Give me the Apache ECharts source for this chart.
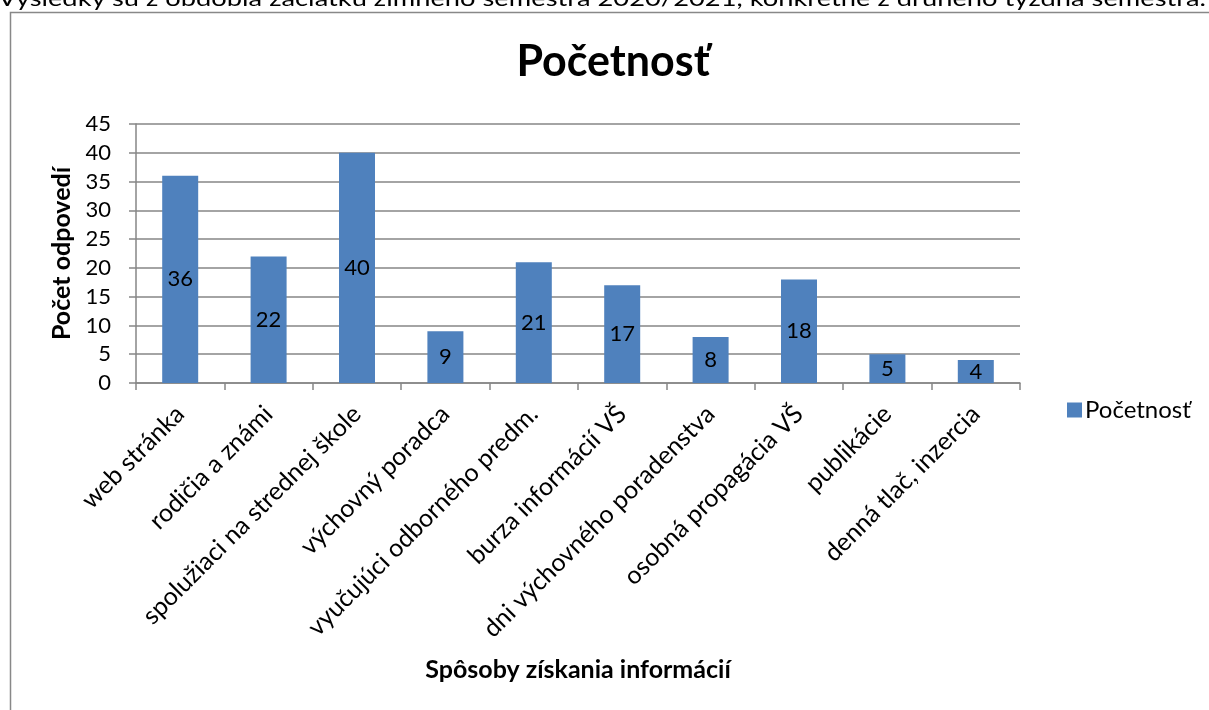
<!DOCTYPE html>
<html>
<head>
<meta charset="utf-8">
<script src="https://cdn.jsdelivr.net/npm/echarts@6/dist/echarts.min.js"></script>
<style>
html,body{margin:0;padding:0;background:#fff;overflow:hidden;}
#top{position:absolute;left:-2px;top:-15px;white-space:nowrap;font-family:Lato,"Open Sans",sans-serif;font-size:21px;color:#000;transform-origin:0 0;}
#chart{position:absolute;left:0;top:0;width:1209px;height:710px;}
</style>
</head>
<body>
<div id="chart"></div>
<div id="top">Výsledky sú z obdobia začiatku zimného semestra 2020/2021, konkrétne z druhého týždňa semestra.</div>
<script>
const categories = ["web stránka","rodičia a známi","spolužiaci na strednej škole","výchovný poradca","vyučujúci odborného predm.","burza informácií VŠ","dni výchovného poradenstva","osobná propagácia VŠ","publikácie","denná tlač, inzercia"];
const values = [36,22,40,9,21,17,8,18,5,4];
const seriesName = "Početnosť";
const chartTitle = "Početnosť";
const yAxisName = "Počet odpovedí";
const xAxisName = "Spôsoby získania informácií";

const FONT = 'Lato, "Open Sans", sans-serif';
const chart = echarts.init(document.getElementById('chart'), null, {renderer:'canvas'});
chart.setOption({
  animation:false,
  backgroundColor:'#fff',
  textStyle:{fontFamily:FONT},
  title:{text:chartTitle,left:608,top:36,textAlign:'center',textStyle:{fontFamily:FONT,fontSize:43,fontWeight:'bold',color:'#000'}},
  legend:{left:1062,top:393,itemWidth:15,itemHeight:15,itemGap:6,icon:'rect',textStyle:{fontFamily:FONT,fontSize:24,color:'#000',padding:[0,0,0,-2]},data:[seriesName]},
  graphic:[{type:'rect',shape:{x:10.5,y:12.5,width:1300,height:800},style:{fill:'none',stroke:'#888',lineWidth:1.5},silent:true,z:-1}],
  grid:{left:136,right:189,top:124,bottom:327,containLabel:false},
  xAxis:{type:'category',data:categories,
    axisLine:{lineStyle:{color:'#868686',width:1.5}},
    axisTick:{show:true,alignWithLabel:false,length:7,lineStyle:{color:'#868686',width:1.5}},
    axisLabel:{rotate:45,interval:0,fontFamily:FONT,fontSize:25,color:'#000',margin:27,padding:[10,0,0,0]},
    name:xAxisName,nameLocation:'middle',nameGap:274,
    nameTextStyle:{fontFamily:FONT,fontSize:25,fontWeight:'bold',color:'#000'}},
  yAxis:{type:'value',min:0,max:45,interval:5,
    axisLine:{show:true,lineStyle:{color:'#868686',width:1.5}},
    axisTick:{show:true,length:7,lineStyle:{color:'#868686',width:1.5}},
    splitLine:{lineStyle:{color:'#868686',width:1.5}},
    axisLabel:{fontFamily:FONT,fontSize:22,color:'#000',margin:25},
    name:yAxisName,nameLocation:'middle',nameGap:61,nameRotate:90,
    nameTextStyle:{fontFamily:FONT,fontSize:25,fontWeight:'bold',color:'#000'}},
  series:[{name:seriesName,type:'bar',data:values,barWidth:36,
    itemStyle:{color:'#4F81BD'},
    label:{show:true,position:'inside',fontFamily:FONT,fontSize:22,color:'#000'}}]
});
const t=document.getElementById('top');
const w=t.getBoundingClientRect().width;
t.style.transform='scaleX('+(1208/w)+')';
</script>
</body>
</html>
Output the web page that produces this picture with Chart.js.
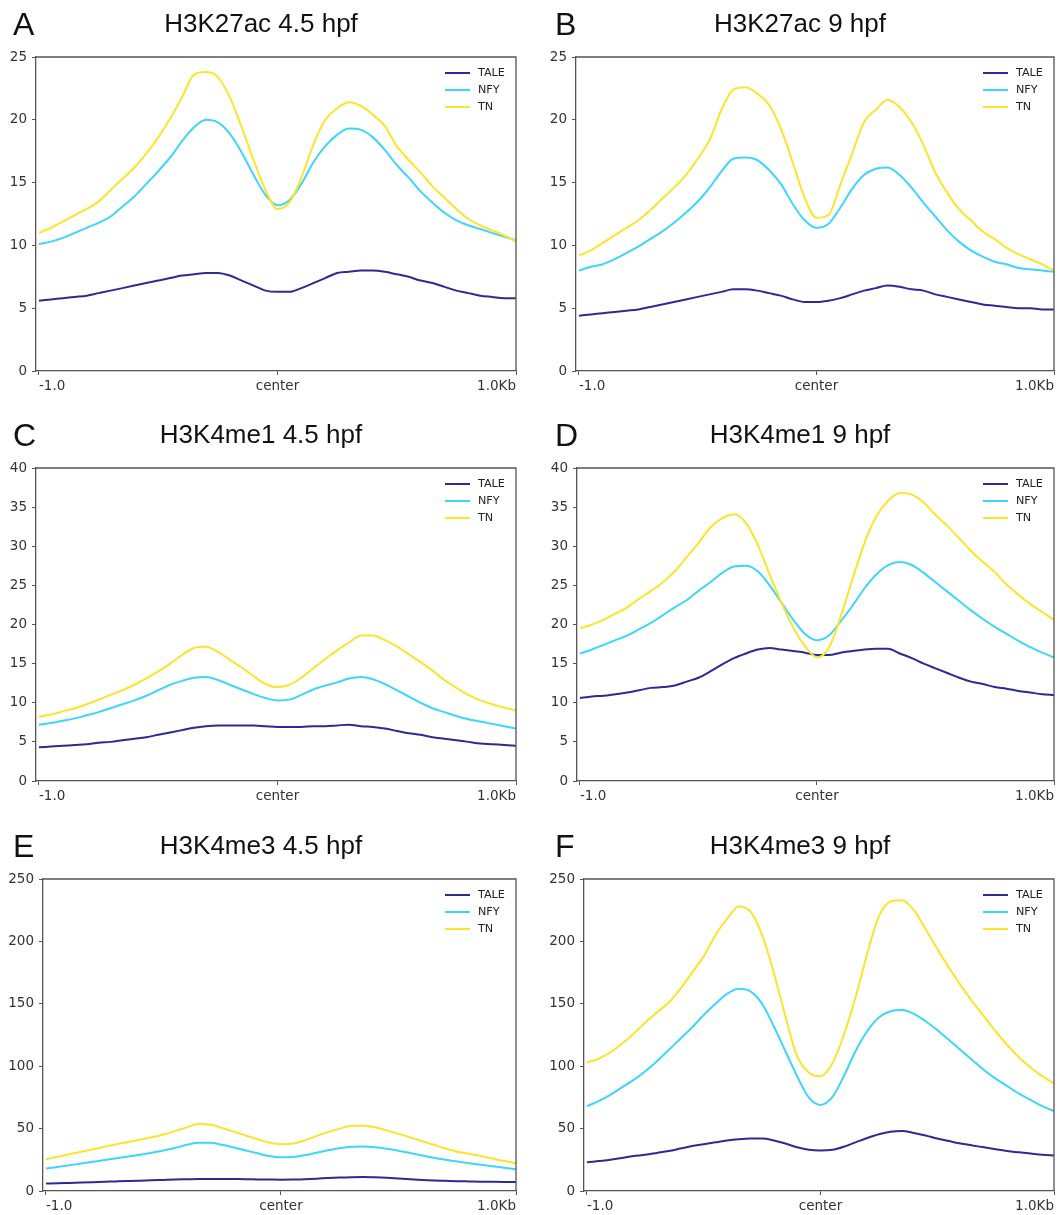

---

The task: Every record gets retyped exactly; no picture goes into the copy.

Output:
Give me the Apache ECharts source for this chart.
<!DOCTYPE html>
<html>
<head>
<meta charset="utf-8">
<script src="https://cdn.jsdelivr.net/npm/echarts@6/dist/echarts.min.js"></script>
<style>
html,body{margin:0;padding:0;background:#fff;overflow:hidden;}
#top{position:absolute;left:-2px;top:-15px;white-space:nowrap;font-family:Lato,"Open Sans",sans-serif;font-size:21px;color:#000;transform-origin:0 0;}
#chart{position:absolute;left:0;top:0;width:1209px;height:710px;}
</style>
</head>
<body>
<div id="chart"></div>
<div id="top">Výsledky sú z obdobia začiatku zimného semestra 2020/2021, konkrétne z druhého týždňa semestra.</div>
<script>
const categories = ["web stránka","rodičia a známi","spolužiaci na strednej škole","výchovný poradca","vyučujúci odborného predm.","burza informácií VŠ","dni výchovného poradenstva","osobná propagácia VŠ","publikácie","denná tlač, inzercia"];
const values = [36,22,40,9,21,17,8,18,5,4];
const seriesName = "Početnosť";
const chartTitle = "Početnosť";
const yAxisName = "Počet odpovedí";
const xAxisName = "Spôsoby získania informácií";

const FONT = 'Lato, "Open Sans", sans-serif';
const chart = echarts.init(document.getElementById('chart'), null, {renderer:'canvas'});
chart.setOption({
  animation:false,
  backgroundColor:'#fff',
  textStyle:{fontFamily:FONT},
  title:{text:chartTitle,left:608,top:36,textAlign:'center',textStyle:{fontFamily:FONT,fontSize:43,fontWeight:'bold',color:'#000'}},
  legend:{left:1062,top:393,itemWidth:15,itemHeight:15,itemGap:6,icon:'rect',textStyle:{fontFamily:FONT,fontSize:24,color:'#000',padding:[0,0,0,-2]},data:[seriesName]},
  graphic:[{type:'rect',shape:{x:10.5,y:12.5,width:1300,height:800},style:{fill:'none',stroke:'#888',lineWidth:1.5},silent:true,z:-1}],
  grid:{left:136,right:189,top:124,bottom:327,containLabel:false},
  xAxis:{type:'category',data:categories,
    axisLine:{lineStyle:{color:'#868686',width:1.5}},
    axisTick:{show:true,alignWithLabel:false,length:7,lineStyle:{color:'#868686',width:1.5}},
    axisLabel:{rotate:45,interval:0,fontFamily:FONT,fontSize:25,color:'#000',margin:27,padding:[10,0,0,0]},
    name:xAxisName,nameLocation:'middle',nameGap:274,
    nameTextStyle:{fontFamily:FONT,fontSize:25,fontWeight:'bold',color:'#000'}},
  yAxis:{type:'value',min:0,max:45,interval:5,
    axisLine:{show:true,lineStyle:{color:'#868686',width:1.5}},
    axisTick:{show:true,length:7,lineStyle:{color:'#868686',width:1.5}},
    splitLine:{lineStyle:{color:'#868686',width:1.5}},
    axisLabel:{fontFamily:FONT,fontSize:22,color:'#000',margin:25},
    name:yAxisName,nameLocation:'middle',nameGap:61,nameRotate:90,
    nameTextStyle:{fontFamily:FONT,fontSize:25,fontWeight:'bold',color:'#000'}},
  series:[{name:seriesName,type:'bar',data:values,barWidth:36,
    itemStyle:{color:'#4F81BD'},
    label:{show:true,position:'inside',fontFamily:FONT,fontSize:22,color:'#000'}}]
});
const t=document.getElementById('top');
const w=t.getBoundingClientRect().width;
t.style.transform='scaleX('+(1208/w)+')';
</script>
</body>
</html>
Output the web page that produces this picture with Chart.js.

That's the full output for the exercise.